Recently, President Joe Biden announced a plan to pardon those convicted of simple cannabis possession, which left many wondering if this could be the first step towards full legalization or the federal declassification of cannabis. Though nothing official has been announced, there are many in the legal cannabis industry that wonder whether the U.S. will go the same route as Canada, who fully legalized in 2018.
Shimmy Posen, a Canadian attorney and partner at Garfinkle Biderman LLP with over a decade of experience working with cannabis corporate finance, mergers, and acquisitions, believes that this will eventually lead to the U.S. legalizing cannabis, much like Canada did in 2018. He said it is inevitable due to the global market and how much capital the cannabis industry can generate in international markets. “Being at the forefront of all this, my desk has become a trading floor for certain peripheral elements of these deals. I felt like a sports agent at times,” Posen said. “It got to be very complex, because there were lots of intricacies of how much growers could own, whether they would allow franchising or not and so much more that had to be ironed out. It was very knowledge-centric.”

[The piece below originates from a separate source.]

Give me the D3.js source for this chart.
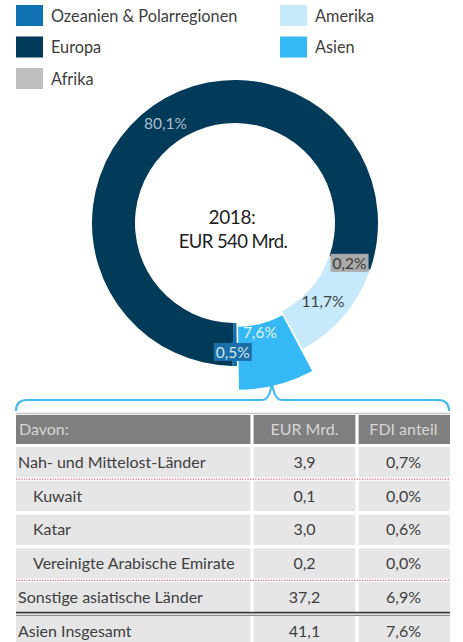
<!DOCTYPE html>
<html>
<head>
<meta charset="utf-8">
<script src="https://cdn.jsdelivr.net/npm/d3@7"></script>
<style>
  body { margin: 0; background: #fff; }
  svg { display: block; }
  text { font-family: Lato, "Open Sans", sans-serif; }
</style>
</head>
<body>
<svg id="chart" width="463" height="642"></svg>
<script>
// Regions in drawing order (clockwise) and their share of the FDI stock, in percent
const regions = ["Ozeanien & Polarregionen", "Europa", "Afrika", "Amerika", "Asien"];
const shares = [0.5, 80.1, 0.2, 11.7, 7.6];
const regionColors = ["#1071b1", "#023a5a", "#bfbfbf", "#c6e9fc", "#35b9f6"];

const totalYear = "2018:";
const totalLabel = "EUR 540 Mrd.";

// Breakdown of Asia
const tableHeader = ["Davon:", "EUR Mrd.", "FDI anteil"];
const rowNames = ["Nah- und Mittelost-Länder", "Kuwait", "Katar", "Vereinigte Arabische Emirate",
                  "Sonstige asiatische Länder", "Asien Insgesamt"];
const rowLevel = [0, 1, 1, 1, 0, 0];
const rowEur = [3.9, 0.1, 3.0, 0.2, 37.2, 41.1];
const rowShare = [0.7, 0.0, 0.6, 0.0, 6.9, 7.6];

const de = d3.formatLocale({ decimal: ",", thousands: ".", grouping: [3], currency: ["", " €"] });
const f1 = de.format(".1f");
const pct = v => f1(v) + "%";

const svg = d3.select("#chart");
const textCol = "#404040";

// ---------- legend (three rows, filled column by column) ----------
const legendX = d3.scaleOrdinal().domain([0, 1]).range([16, 280]);
const legendY = d3.scalePoint().domain([0, 1, 2]).range([5, 68]);
const legend = svg.append("g")
  .selectAll("g")
  .data(regions.map((r, i) => ({ name: r, color: regionColors[i], i })))
  .join("g")
  .attr("transform", d => `translate(${legendX(Math.floor(d.i / 3))},${legendY(d.i % 3)})`);
legend.append("rect").attr("width", 27).attr("height", 21).attr("fill", d => d.color);
legend.append("text")
  .attr("x", 35).attr("y", 11).attr("dy", "0.35em")
  .attr("fill", textCol).style("font-size", "16.3px")
  .text(d => d.name);

// ---------- brace pointing at Asia (drawn first so the slice sits on its tip) ----------
const tableLeft = 16, tableRight = 450;
const tipX = 272, braceY = 400;
svg.append("path")
  .attr("d", `M${tableLeft},${braceY + 11} Q${tableLeft},${braceY} ${tableLeft + 11},${braceY}
              L${tipX - 10},${braceY} Q${tipX - 2},${braceY} ${tipX},${braceY - 18}
              Q${tipX + 2},${braceY} ${tipX + 10},${braceY}
              L${tableRight - 12},${braceY} Q${tableRight - 1},${braceY} ${tableRight - 1},${braceY + 11}`)
  .attr("fill", "none").attr("stroke", "#42b7f0").attr("stroke-width", 2.2);

// ---------- donut ----------
const cx = 235, cy = 223, rOuter = 143, rInner = 100;
// the highlighted slice is pulled out and drawn with a wider ring
const focus = "Asien", focusInner = 97, focusOuter = 160, explode = 7;
const startDeg = 179.2;
const pie = d3.pie().sort(null).value(d => d.v)
  .startAngle(startDeg * Math.PI / 180)
  .endAngle(startDeg * Math.PI / 180 + 2 * Math.PI);
const arcs = pie(regions.map((r, i) => ({ name: r, v: shares[i], color: regionColors[i] })));
const arc = d3.arc().innerRadius(rInner).outerRadius(rOuter);
const focusArc = d3.arc().innerRadius(focusInner).outerRadius(focusOuter);
const arcFor = d => d.data.name === focus ? focusArc : arc;

const offsetOf = d => {
  if (d.data.name !== focus) return [0, 0];
  const m = (d.startAngle + d.endAngle) / 2;
  return [Math.sin(m) * explode, -Math.cos(m) * explode];
};

const donut = svg.append("g").attr("transform", `translate(${cx},${cy})`);
donut.selectAll("path")
  .data(arcs)
  .join("path")
  .attr("transform", d => `translate(${offsetOf(d)})`)
  .attr("d", d => arcFor(d)(d))
  .attr("fill", d => d.data.color);

// data labels
const labelStyle = {
  "Europa":   { fill: "#aebfcd", box: null, dx: 0, dy: 0 },
  "Afrika":   { fill: "#3a3a3a", box: "#a9a9a9", dx: 0, dy: 0 },
  "Amerika":  { fill: "#404040", box: null, dx: -4, dy: -1 },
  "Asien":    { fill: "#e3f5ff", box: null, dx: -9, dy: -22 },
  "Ozeanien & Polarregionen": { fill: "#d2e6f3", box: "#1a6fa8", dx: -2, dy: 8 }
};
const labels = donut.selectAll("g.lbl")
  .data(arcs)
  .join("g")
  .attr("class", "lbl")
  .attr("transform", d => {
    const c = arcFor(d).centroid(d), o = offsetOf(d), s = labelStyle[d.data.name];
    return `translate(${c[0] + o[0] + s.dx},${c[1] + o[1] + s.dy})`;
  });
labels.each(function (d) {
  const g = d3.select(this), s = labelStyle[d.data.name];
  const t = g.append("text")
    .attr("text-anchor", "middle").attr("dy", "0.35em")
    .attr("fill", s.fill).style("font-size", "15.5px")
    .text(pct(d.data.v));
  if (s.box) {
    const b = t.node().getBBox();
    g.insert("rect", "text")
      .attr("x", b.x - 2).attr("y", b.y)
      .attr("width", b.width + 4).attr("height", b.height)
      .attr("fill", s.box);
  }
});

// total in the hole
donut.append("text").attr("text-anchor", "middle").attr("x", -3).attr("y", 1)
  .attr("fill", "#1e1e1e").style("font-size", "19px").style("letter-spacing", "-0.4px")
  .text(totalYear);
donut.append("text").attr("text-anchor", "middle").attr("x", -2).attr("y", 24.5)
  .attr("fill", "#1e1e1e").style("font-size", "18.5px").style("letter-spacing", "-0.6px")
  .text(totalLabel);

// ---------- table ----------
const colEdges = [tableLeft, 252, 357, tableRight];
const gap = 3.2;
const rowBand = d3.scaleBand().domain(d3.range(rowNames.length)).range([447, 447 + 6 * 33.2]).paddingInner(0.1);
const table = svg.append("g");

// header
table.append("line").attr("x1", tableLeft).attr("x2", tableRight).attr("y1", 413.5).attr("y2", 413.5)
  .attr("stroke", "#c4c4c4").attr("stroke-width", 1.5);
const headerTop = 415, headerH = 29;
tableHeader.forEach((h, c) => {
  const x0 = colEdges[c] + (c ? gap / 2 : 0), x1 = colEdges[c + 1] - (c < 2 ? gap / 2 : 0);
  table.append("rect").attr("x", x0).attr("y", headerTop).attr("width", x1 - x0).attr("height", headerH)
    .attr("fill", "#7f7f7f");
  table.append("text")
    .attr("x", c === 0 ? tableLeft + 3 : (colEdges[c] + colEdges[c + 1]) / 2)
    .attr("y", headerTop + headerH / 2).attr("dy", "0.35em")
    .attr("text-anchor", c === 0 ? "start" : "middle")
    .attr("fill", "#d6d6d6").style("font-size", "16px")
    .text(h);
});

// body rows
rowNames.forEach((name, i) => {
  const y = rowBand(i), h = rowBand.bandwidth();
  const cells = [name, f1(rowEur[i]), pct(rowShare[i])];
  cells.forEach((v, c) => {
    const x0 = colEdges[c] + (c ? gap / 2 : 0), x1 = colEdges[c + 1] - (c < 2 ? gap / 2 : 0);
    table.append("rect").attr("x", x0).attr("y", y).attr("width", x1 - x0).attr("height", h)
      .attr("fill", "#e6e6e6");
    table.append("text")
      .attr("x", c === 0 ? tableLeft + 2 + rowLevel[i] * 15 : (colEdges[c] + colEdges[c + 1]) / 2)
      .attr("y", y + h / 2).attr("dy", "0.35em")
      .attr("text-anchor", c === 0 ? "start" : "middle")
      .attr("fill", textCol).style("font-size", "16px")
      .text(v);
  });
});

// separators: dotted red under the Middle East group, double rule above the total
const between = i => (rowBand(i) + rowBand.bandwidth() + rowBand(i + 1)) / 2;
[0, 3].forEach(i => {
  table.append("line").attr("x1", tableLeft).attr("x2", tableRight)
    .attr("y1", between(i)).attr("y2", between(i))
    .attr("stroke", "#e2707a").attr("stroke-width", 1.3).attr("stroke-dasharray", "1.3,1.3");
});
const ty = between(4);
table.append("line").attr("x1", tableLeft).attr("x2", tableRight).attr("y1", ty - 1.5).attr("y2", ty - 1.5)
  .attr("stroke", "#3c3c3c").attr("stroke-width", 1.6);
table.append("line").attr("x1", tableLeft).attr("x2", tableRight).attr("y1", ty + 1.2).attr("y2", ty + 1.2)
  .attr("stroke", "#8a8a8a").attr("stroke-width", 1.2);
</script>
</body>
</html>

Posen said he has worked with several Israeli and American companies that went public but is interested in countries where cannabis sales are legal. “Anywhere in the world really, where cannabis was touching capital markets, we were aware of it at my desk, and advising clients and helping them build businesses. Some of the more recent deals include the High Tide acquisition.”
Posen said that in the global marketplace of cannabis, Canada stands out due to its legal status. “What distinguishes Canada from the rest of the world is this government truly allowed cannabis into the capital markets to interact with the financial systems,” he said. “But, in countries like the U.S. they still have issues with cannabis in banking systems due to the federal legality issues. We don’t have that problem in Canada since the illegality was removed.”
Posen said that he thinks Canada is a global leader, but admits the system isn’t perfect and has its flaws that need to be worked out. “One thing Canada got wrong, is they lumped under one umbrella THC and CBD,” Posen said. “Lots of people have issues coming into Canada on flights with CBD products, especially from the U.S., because they don’t think it’s a problem. But CBD is a controlled substance in Canada; you can’t buy it over the counter at a gas station or pharmacies, you can only get it at licensed dealers since it’s regulated and controlled. People fly in and get in trouble quite often because they don’t know this.”
Another problem Canada faced, according to Posen, is that once cannabis was legalized in 2018, for a period of around a year, only flower [was] allowed to be sold.” It took about a year for other products such as vapes, concentrates, and edibles to be available legally, so there was a market for all these products in the ‘black market,’” Posen said. “I don’t call them ‘black market’ though; I refer to them as the legacy market. Now, consumers can buy all these products in the legal retail stores. But it was a big mess. Canada has certainly taken a bullet for the rest of the world to see how this could work for totally legal cannabis But, many of the legacy market underground stores are starting to transition into the legal markets because that is the future. No one goes out to buy moonshine; they buy known brands of hard liquor. Same [idea] with cannabis. This just takes time, it’s a process.”
Posen said that he thinks the cannabis sector in the global financial marketplace will continue to grow exponentially and even skyrocket. “The projectiles are clear. The industry is such a behemoth today and it’s only going to grow. It’s global already, and that’s without full legalization from countries like Germany and the U.S., so you can imagine what will happen when those countries fully allow legal cannabis,” he said. “One leading country especially for medicinal cannabis is Israel, who really started the industry standard for medical cannabis.”
Posen said he is keeping an eye out for countries like Mexico, Thailand, Germany, and the U.S., among others but thinks eventually, most countries will allow legal, regulated cannabis sales.
He thinks the recent announcement by Biden regarding cannabis convictions to be a first good step. “I suspect that eventually, the federal illegality will be removed, or the U.S. will just let the states determine what they want, kind of like how it went down during prohibition—just let local jurisdictions determine what they want to do.”
Although reluctant to offer a date or timeline, Posen said he believes that legalization is coming to the U.S. “As soon as it happens, it will remove many of the obstacles the U.S. faces in the public capital markets. Also, many other countries will follow immediately and also legalize because many countries only have it illegal because of the U.S.,” Posen said. “People want individuals to make their own decisions, but at the same time not promote it for children. It’s about freedom but responsible use. The sky’s the limit.”